Hasn’t mankind already killed enough Jews?
On the few occasions when Iran has taken a break from chanting “death to America,” it tells the world it is going to drive all Israelis into the sea and eliminate the State of Israel.
On Tuesday morning, Hamas, one of Iran’s many puppet terrorist organizations, launched 28 mortar shells from Gaza into Israel, several striking a kindergarten in southern Israel. If Iran develops a deliverable nuclear warhead, there is little doubt the mullahs will test it in the olive groves between Tel Aviv and Jerusalem.
In 1973, Congress enacted the Endangered Species Act. We protect from extinction the lesser long-nosed bat, the Salt Creek tiger beetle, the Leon Springs pupfish, and myriad other mammals, fish and reptiles.
It’s past time for the civilized world to establish an Endangered Humans Act, and place Jews at the top of the list.
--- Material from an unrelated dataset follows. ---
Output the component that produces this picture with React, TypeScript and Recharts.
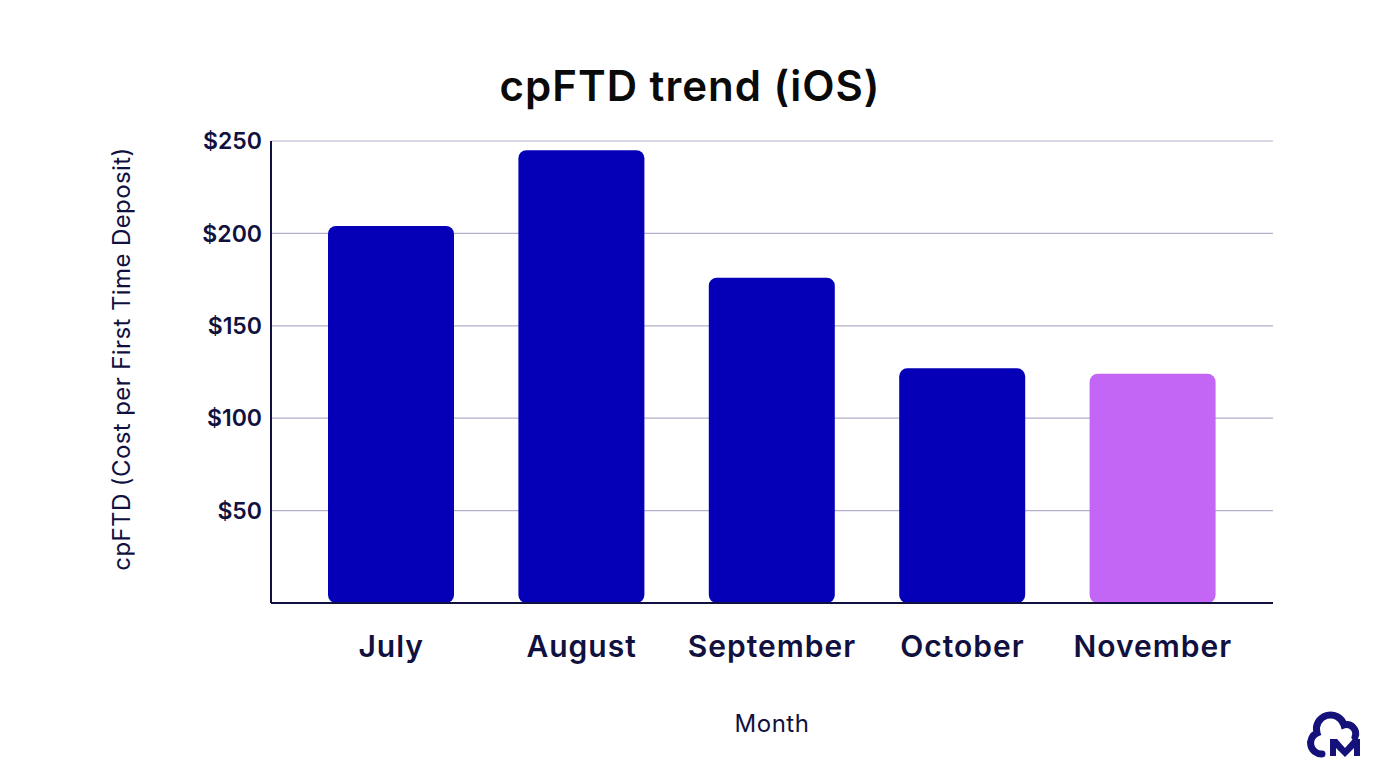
import React from 'react';
import { BarChart, Bar, XAxis, YAxis, CartesianGrid, Cell, Label } from 'recharts';

const months = ['July', 'August', 'September', 'October', 'November'];
const cpftd = [204, 245, 176, 127, 124];
const barColors = ['#0500b8', '#0500b8', '#0500b8', '#0500b8', '#c466f5'];
const yTicks = [0, 50, 100, 150, 200, 250];

const data = months.map((m, i) => ({ month: m, value: cpftd[i] }));

const FONT = 'Inter, "Open Sans", sans-serif';
const NAVY = '#11113f';

export default function App() {
  return (
    <div style={{ position: 'absolute', left: 0, top: 0, width: 1380, height: 780, background: '#ffffff', fontFamily: FONT }}>
      <div style={{ position: 'absolute', left: 0, top: 58, width: 1380, textAlign: 'center', fontSize: 42, fontWeight: 600, letterSpacing: 1, color: '#0a0a0a', lineHeight: '56px' }}>
        cpFTD trend (iOS)
      </div>
      <BarChart width={1380} height={780} data={data} margin={{ top: 141, right: 107, bottom: 77, left: 191 }}>
        <CartesianGrid vertical={false} stroke="#b3afca" strokeWidth={1.2} />
        <XAxis
          dataKey="month"
          padding={{ left: 25, right: 25 }}
          tickLine={false}
          tickSize={0}
          tickMargin={33}
          axisLine={{ stroke: NAVY, strokeWidth: 2 }}
          tick={{ fill: NAVY, fontSize: 30, fontWeight: 600, fontFamily: FONT, letterSpacing: 1 }}
          height={100}
        >
          <Label value="Month" position="insideBottom" offset={-29} fill={NAVY} fontSize={24} fontFamily={FONT} letterSpacing={0.5} />
        </XAxis>
        <YAxis
          domain={[0, 250]}
          ticks={yTicks}
          interval={0}
          tickLine={false}
          tickSize={0}
          tickMargin={9}
          width={80}
          axisLine={{ stroke: NAVY, strokeWidth: 2 }}
          tickFormatter={(v: number) => (v === 0 ? '' : `$${v}`)}
          tick={{ fill: NAVY, fontSize: 23, fontWeight: 600, fontFamily: FONT }}
        >
          <Label value="cpFTD (Cost per First Time Deposit)" angle={-90} position="insideLeft" offset={-70} dy={-13} style={{ textAnchor: 'middle' }} fill={NAVY} fontSize={24} fontFamily={FONT} letterSpacing={0.4} />
        </YAxis>
        <Bar dataKey="value" barSize={126} radius={[8, 8, 8, 8]} isAnimationActive={false}>
          {data.map((d, i) => (
            <Cell key={d.month} fill={barColors[i]} />
          ))}
        </Bar>
      </BarChart>
      <svg style={{ position: 'absolute', left: 1300, top: 705 }} width={70} height={60} viewBox="0 0 70 60">
        <path d="M 22 49 A 11 11 0 0 1 17 28 A 14 14 0 0 1 44 20 A 9 9 0 0 1 55 32" fill="none" stroke="#14127a" strokeWidth={7} strokeLinecap="round" />
        <path d="M 30 51 L 30 34 L 37 34 L 45 43 L 53 34 L 60 34 L 60 51 L 54 51 L 54 43 L 45 52 L 36 43 L 36 51 Z" fill="#14127a" />
      </svg>
    </div>
  );
}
The world has witnessed many systematic anti-Semitic massacres and diasporas. In 1290, King Edward I issued the Edict of Expulsion, banishing Jews from England. In Spain, the anti-Jewish riots of 1391 and the Alhambra Decree of 1492 resulted in the death, exile, or conversion to Catholicism of over 60 percent of the thriving Jewish population in the Iberian Peninsula. In Russian and Eastern Europe, pogroms in the late 19th and 20th centuries wiped out millions of Jews. In the Holocaust, Hitler’s “final solution” killed 6 million Jews, more than half of those lives and deaths have been documented at Yad Vashem, the Holocaust Museum in Jerusalem.
And, once again, Anti-Semitism is again on the rise all over Western Europe, particularly in France.
With no small amount of effort and hatred, the world has whittled Jews down to a total population of approximately 14 or 15 million in the entire world—depending on how “Jew” is defined. There are about 6 million Jews in the U.S. and another 6 million or so in Israel, together constituting 80 percent of the world’s Jewish population. Most of the remaining 20 percent are in France, the United Kingdom, Canada and Argentina.
With the current estimate of world population at 7.6 billion, the 15 million Jews make up less than two-tenths of one percent.
Sixteen cities in the world have more than 15 million people — giving each such city a greater population than worldwide Jewry.
A recent international survey conducted by the Anti-Defamation League revealed that one-fourth of the planet’s population holds anti-Semitic beliefs. Based on current population estimates, that means 1.9 billion people hate 15 million Jews. Stated another way, each Jew has 126 people spread throughout the world who detest him or her.
What is the cause of this hatred of a population? No one knows. Some scholars attribute it to racism. Others blame the need of demagogues for a “greedy” scapegoat for societal woes. Some say it was Jews engaged in money lending in the Middle Ages when Christians considered it usury and, therefore, immoral. And there’s not enough room here to discuss Muslims’ hatred arising from Israel’s control of Jerusalem, where Jews prospered at least 600 to 700 years before Muhammad lived.
After Hitler’s atrocities against the Jews, the Allies gave Israel a tiny sliver of land on the southeast shore of the Mediterranean, land their ancestors had inhabited for thousands of years before. The gift had strings attached, so the Jews actually had to revolt against the British for independence, then hold off invading Arab countries in 1948. Arabs tried to conquer Israel again in the Six Day War in 1967, in the Yom Kippur War in 1973 and in numerous insurgencies and intifadas since. No doubt Israel has made mistakes in dealing with the Palestinians along the way, but when you’re fighting for your life, not every decision will be perfect.
Even though Jews in Israel turned the desert into a thriving, self-sufficient democracy, the tiny nation remains under constant existential threats. And Jews in every country are subjected to attacks from a variety of haters.
Jewish scientists, scholars, and artists have added greatly to the world’s knowledge, improving our lives. Placing this planet’s 15 million Jews on an Endangered Humans list and trying to prevent their extinction is the least the world can do.